Ein Grund, warum die Forscher:innen die Studie durchführten, war die Untersuchung der Auswirkungen des demografischen Wandels bei den Leistungserbringern im Gesundheitswesen. Im Jahr 2017 lag der Anteil der Frauen an den Medizinstudent:innen in den USA bei 50,7 % und übertraf damit zum ersten Mal in der Geschichte den der Männer. Howe sagte, dass sich die Studie auf weiße, asiatische und schwarze Ärzt:innen konzentrierte, weil schwarze und asiatische Ärzt:innen mit unterschiedlichen stereotypen Assoziationen konfrontiert sind – Asiat:innen werden oft als sehr kompetent angesehen. Schwarze werden seit langem mit negativen Stereotypen konfrontiert. Die Studie wurde in der San Francisco Bay Area durchgeführt, wo asiatische Ärzt:innen fast genauso häufig vertreten sind wie weiße Ärzt:innen (jeweils etwa 30 %), während sich nur 2,5 % als schwarz identifizieren.

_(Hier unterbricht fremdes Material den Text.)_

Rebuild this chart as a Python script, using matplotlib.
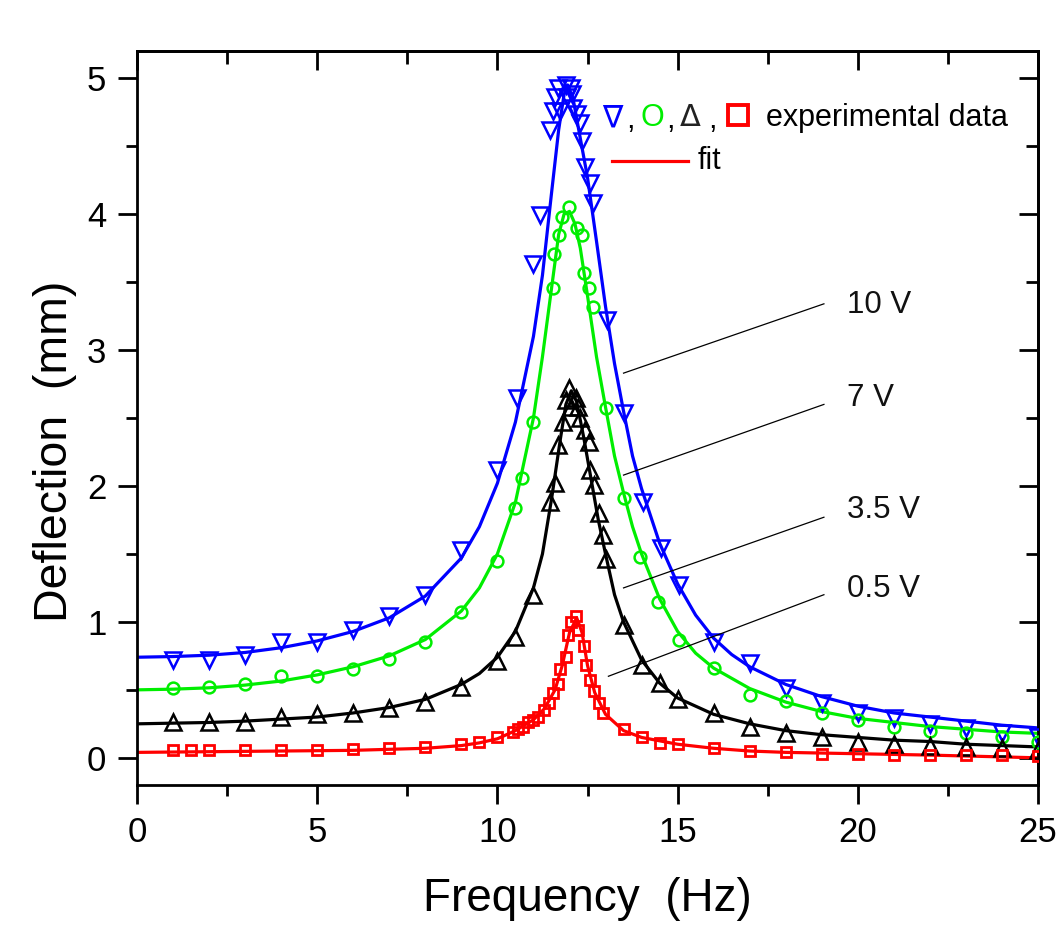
import matplotlib
matplotlib.use("Agg")
import matplotlib.pyplot as plt
from matplotlib.ticker import MultipleLocator

plt.rcParams['font.family'] = ['Liberation Sans', 'DejaVu Sans']

# ---------------- data ----------------
blue_x = [1, 2, 3, 4, 5, 6, 7, 8, 9, 10, 10.53, 11.0, 11.19, 11.47, 11.53, 11.61, 11.67, 11.75,
          11.89, 11.94, 12.03, 12.08, 12.11, 12.22, 12.3, 12.36, 12.44, 12.58, 12.64, 13.05, 13.5,
          14.03, 14.53, 15.03, 16, 17, 18, 19, 20, 21, 22, 23, 24, 25]
blue_y = [0.72, 0.72, 0.76, 0.85, 0.85, 0.94, 1.04, 1.2, 1.53, 2.12, 2.65, 3.63, 3.99, 4.62, 4.76,
          4.86, 4.93, 4.76, 4.95, 4.86, 4.93, 4.88, 4.78, 4.74, 4.67, 4.54, 4.35, 4.23, 4.08, 3.22,
          2.54, 1.88, 1.54, 1.27, 0.85, 0.70, 0.51, 0.40, 0.33, 0.29, 0.25, 0.22, 0.18, 0.15]

green_x = [1, 2, 3, 4, 5, 6, 7, 8, 9, 10, 10.5, 10.69, 11.0, 11.53, 11.58, 11.72, 11.8, 12.0,
           12.22, 12.36, 12.39, 12.53, 12.64, 13.02, 13.5, 13.97, 14.47, 15.03, 16, 17, 18, 19,
           20, 21, 22, 23, 24, 25]
green_y = [0.51, 0.52, 0.54, 0.60, 0.60, 0.65, 0.73, 0.85, 1.07, 1.45, 1.84, 2.06, 2.47, 3.46,
           3.71, 3.85, 3.98, 4.05, 3.90, 3.85, 3.57, 3.46, 3.32, 2.57, 1.91, 1.48, 1.15, 0.87,
           0.66, 0.46, 0.42, 0.33, 0.28, 0.23, 0.20, 0.18, 0.15, 0.12]

black_x = [1, 2, 3, 4, 5, 6, 7, 8, 9, 10, 10.5, 11.0, 11.47, 11.61, 11.69, 11.83, 11.89, 12.0,
           12.03, 12.17, 12.25, 12.3, 12.44, 12.53, 12.58, 12.67, 12.81, 12.92, 13.0, 13.5, 14.0,
           14.5, 15.0, 16, 17, 18, 19, 20, 21, 22, 23, 24, 25]
black_y = [0.26, 0.26, 0.26, 0.30, 0.32, 0.33, 0.37, 0.41, 0.52, 0.71, 0.89, 1.20, 1.88, 2.02,
           2.30, 2.47, 2.63, 2.72, 2.58, 2.65, 2.58, 2.50, 2.41, 2.32, 2.12, 2.01, 1.80, 1.64,
           1.46, 0.98, 0.68, 0.55, 0.43, 0.33, 0.23, 0.18, 0.15, 0.12, 0.10, 0.09, 0.08, 0.07, 0.06]

red_x = [1, 1.5, 2, 3, 4, 5, 6, 7, 8, 9, 9.5, 10, 10.44, 10.58, 10.72, 10.86, 11.0, 11.14,
         11.28, 11.42, 11.53, 11.67, 11.75, 11.9, 11.97, 12.05, 12.19, 12.25, 12.39, 12.47,
         12.58, 12.67, 12.81, 12.94, 13.5, 14, 14.5, 15, 16, 17, 18, 19, 20, 21, 22, 23, 24, 25]
red_y = [0.06, 0.06, 0.06, 0.06, 0.06, 0.06, 0.065, 0.07, 0.08, 0.10, 0.12, 0.15, 0.19, 0.21,
         0.23, 0.26, 0.28, 0.30, 0.35, 0.40, 0.48, 0.54, 0.65, 0.74, 0.90, 1.00, 1.04, 0.94,
         0.82, 0.68, 0.57, 0.49, 0.40, 0.33, 0.21, 0.15, 0.11, 0.10, 0.07, 0.05, 0.04, 0.03,
         0.03, 0.02, 0.02, 0.02, 0.02, 0.01]

# fit curves
blue_fit_x = [0, 1, 2, 3, 4, 5, 6, 7, 8, 9, 9.5, 10, 10.5, 11, 11.25, 11.5, 11.7, 11.85, 11.95,
              12.1, 12.25, 12.5, 12.75, 13.0, 13.25, 13.5, 13.75, 14, 14.5, 15, 15.5, 16, 16.5,
              17, 18, 19, 20, 21, 22, 23, 24, 25]
blue_fit_y = [0.74, 0.745, 0.755, 0.775, 0.81, 0.86, 0.93, 1.03, 1.19, 1.47, 1.70, 2.02, 2.47,
              3.10, 3.55, 4.15, 4.62, 4.88, 4.95, 4.85, 4.63, 4.27, 3.80, 3.32, 2.90, 2.55, 2.22,
              1.98, 1.58, 1.28, 1.05, 0.88, 0.76, 0.67, 0.54, 0.45, 0.38, 0.33, 0.30, 0.27, 0.24,
              0.22]

green_fit_x = [0, 1, 2, 3, 4, 5, 6, 7, 8, 9, 9.5, 10, 10.5, 11, 11.25, 11.5, 11.7, 11.85, 12.0,
               12.15, 12.3, 12.5, 12.75, 13.0, 13.25, 13.5, 13.75, 14, 14.5, 15, 15.5, 16, 17,
               18, 19, 20, 21, 22, 23, 24, 25]
green_fit_y = [0.50, 0.505, 0.515, 0.535, 0.565, 0.61, 0.67, 0.75, 0.87, 1.08, 1.25, 1.50, 1.88,
               2.50, 2.95, 3.45, 3.85, 4.00, 4.02, 3.93, 3.75, 3.40, 2.95, 2.58, 2.22, 1.95, 1.70,
               1.50, 1.17, 0.93, 0.77, 0.66, 0.51, 0.41, 0.34, 0.29, 0.26, 0.23, 0.21, 0.19, 0.18]

black_fit_x = [0, 1, 2, 3, 4, 5, 6, 7, 8, 9, 9.5, 10, 10.5, 11, 11.25, 11.5, 11.75, 11.9, 12.05,
               12.2, 12.4, 12.6, 12.8, 13.0, 13.25, 13.5, 14, 14.5, 15, 16, 17, 18, 19, 20, 21,
               22, 23, 24, 25]
black_fit_y = [0.25, 0.255, 0.26, 0.27, 0.285, 0.30, 0.33, 0.37, 0.43, 0.54, 0.62, 0.74, 0.93,
               1.25, 1.50, 1.90, 2.35, 2.60, 2.70, 2.62, 2.35, 2.05, 1.75, 1.50, 1.20, 1.00, 0.72,
               0.55, 0.44, 0.32, 0.25, 0.20, 0.17, 0.15, 0.13, 0.12, 0.10, 0.09, 0.08]

red_fit_x = [0, 2, 4, 6, 8, 9, 9.5, 10, 10.5, 11, 11.3, 11.6, 11.8, 12.0, 12.2, 12.35, 12.5,
             12.7, 13.0, 13.5, 14, 15, 16, 17, 18, 20, 22, 25]
red_fit_y = [0.04, 0.045, 0.05, 0.055, 0.07, 0.09, 0.11, 0.14, 0.20, 0.28, 0.36, 0.50, 0.68,
             0.92, 1.03, 0.92, 0.68, 0.48, 0.32, 0.20, 0.15, 0.10, 0.07, 0.05, 0.04, 0.03, 0.02,
             0.0]

voltage_labels = ["10 V", "7 V", "3.5 V", "0.5 V"]
label_pos_x = [19.7, 19.7, 19.7, 19.7]
label_pos_y = [3.33, 2.65, 1.82, 1.24]
leader_start = [(13.5, 2.83), (13.5, 2.08), (13.5, 1.25), (13.08, 0.60)]
leader_end = [(19.06, 3.34), (19.06, 2.60), (19.06, 1.77), (19.06, 1.20)]

BLUE = '#0000ff'
GREEN = '#00ee00'
BLACK = '#000000'
RED = '#ff0000'

fig = plt.figure(figsize=(10.64, 9.25), dpi=100)
ax = fig.add_axes([137 / 1064, 1 - 785 / 925, (1038 - 137) / 1064, (785 - 51) / 925])

lw = 2.3
ax.plot(blue_fit_x, blue_fit_y, color=BLUE, lw=lw, zorder=2)
ax.plot(green_fit_x, green_fit_y, color=GREEN, lw=lw, zorder=2)
ax.plot(black_fit_x, black_fit_y, color=BLACK, lw=lw, zorder=2)
ax.plot(red_fit_x, red_fit_y, color=RED, lw=lw, zorder=2)

ax.plot(blue_x, blue_y, ls='none', marker='v', ms=11.5, mfc='none', mec=BLUE, mew=1.8, zorder=3)
ax.plot(green_x, green_y, ls='none', marker='o', ms=8.5, mfc='none', mec=GREEN, mew=1.8, zorder=3)
ax.plot(black_x, black_y, ls='none', marker='^', ms=11.5, mfc='none', mec=BLACK, mew=1.8, zorder=3)
ax.plot(red_x, red_y, ls='none', marker='s', ms=7.5, mfc='none', mec=RED, mew=2.0, zorder=3)

# leader lines and voltage labels
for (x0, y0), (x1, y1), t, tx, ty in zip(leader_start, leader_end, voltage_labels,
                                          label_pos_x, label_pos_y):
    ax.plot([x0, x1], [y0, y1], color='black', lw=0.9, zorder=4)
    ax.text(tx, ty, t, fontsize=22.5, ha='left', va='center', color='#111111')

# legend made of text pieces
ly = 4.71
ax.text(13.19, ly, "\u2207", color=BLUE, fontsize=22, ha='center', va='center',
        family=['DejaVu Sans'])
ax.text(13.69, ly - 0.02, ",", color=BLACK, fontsize=22, ha='center', va='center')
ax.text(14.30, ly, "O", color=GREEN, fontsize=22, ha='center', va='center')
ax.text(14.80, ly - 0.02, ",", color=BLACK, fontsize=22, ha='center', va='center')
ax.text(15.36, ly, "\u0394", color='#222222', fontsize=22, ha='center', va='center',
        family=['DejaVu Sans'])
ax.text(15.97, ly - 0.02, ",", color=BLACK, fontsize=22, ha='center', va='center')
ax.plot([16.67], [ly + 0.02], ls='none', marker='s', ms=14, mfc='none', mec=RED, mew=2.8)
ax.text(17.44, ly, "experimental data", color=BLACK, fontsize=22, ha='left', va='center')
ax.plot([13.19, 15.28], [4.39, 4.39], color=RED, lw=2.3)
ax.text(15.56, 4.39, "fit", color=BLACK, fontsize=22, ha='left', va='center')

ax.set_xlim(0, 25)
ax.set_ylim(-0.2, 5.2)
ax.xaxis.set_major_locator(MultipleLocator(5))
ax.xaxis.set_minor_locator(MultipleLocator(2.5))
ax.yaxis.set_major_locator(MultipleLocator(1))
ax.yaxis.set_minor_locator(MultipleLocator(0.5))

for s in ax.spines.values():
    s.set_linewidth(2.0)

ax.tick_params(axis='both', which='major', direction='out', length=14, width=2.0,
               labelsize=25, pad=8)
ax.tick_params(axis='both', which='minor', direction='out', length=8, width=2.0)

secx = ax.secondary_xaxis('top')
secx.xaxis.set_major_locator(MultipleLocator(5))
secx.xaxis.set_minor_locator(MultipleLocator(2.5))
secx.tick_params(which='major', direction='in', length=14, width=2.0, labeltop=False)
secx.tick_params(which='minor', direction='in', length=9, width=2.0)
secx.spines['top'].set_linewidth(2.0)

secy = ax.secondary_yaxis('right')
secy.yaxis.set_major_locator(MultipleLocator(1))
secy.yaxis.set_minor_locator(MultipleLocator(0.5))
secy.tick_params(which='major', direction='in', length=14, width=2.0, labelright=False)
secy.tick_params(which='minor', direction='in', length=9, width=2.0)
secy.spines['right'].set_linewidth(2.0)

ax.set_xlabel("Frequency  (Hz)", fontsize=33)
ax.set_ylabel("Deflection  (mm)", fontsize=33.5)
ax.yaxis.set_label_coords(-0.091, 0.455)
ax.xaxis.set_label_coords(0.5, -0.155)
ax.xaxis.label.set_va('center')
ax.yaxis.label.set_va('center')

fig.savefig("out.png", dpi=100)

Es muss einiges überdacht werden

Vorurteile können in beide Richtungen wirken, sowohl bei Ärzt:innen als auch bei Patient:innen, so Charlotte Blaise, Philosophin, interdisziplinäre Gesundheitsforscherin und Mitbegründerin der Interdisziplinären Placebo-Studien. „Wir sind nicht gerade die Besten, wenn es darum geht, auf den unterbewussten Teil von uns zuzugreifen, der implizite Vorurteile hegt oder pflegt. Das spricht für das Bedürfnis nach Repräsentation und echter Vielfalt“. Während diese Studie zeigte, dass Voreingenommenheit das Ansprechen der Patient:innen auf die Therapie möglicherweise beeinträchtigen kann, kann sie auch einige Menschen in ihrer Behandlung fördern, weil die sie sich von gewissen Ärzt:innen eher repräsentiert fühlen. Die Studie könnte aufgrund ihrer Ergebnisse Teil eines wichtigen Gesprächs über die soziale Gerechtigkeit und die Bereitstellung von Pflege werden.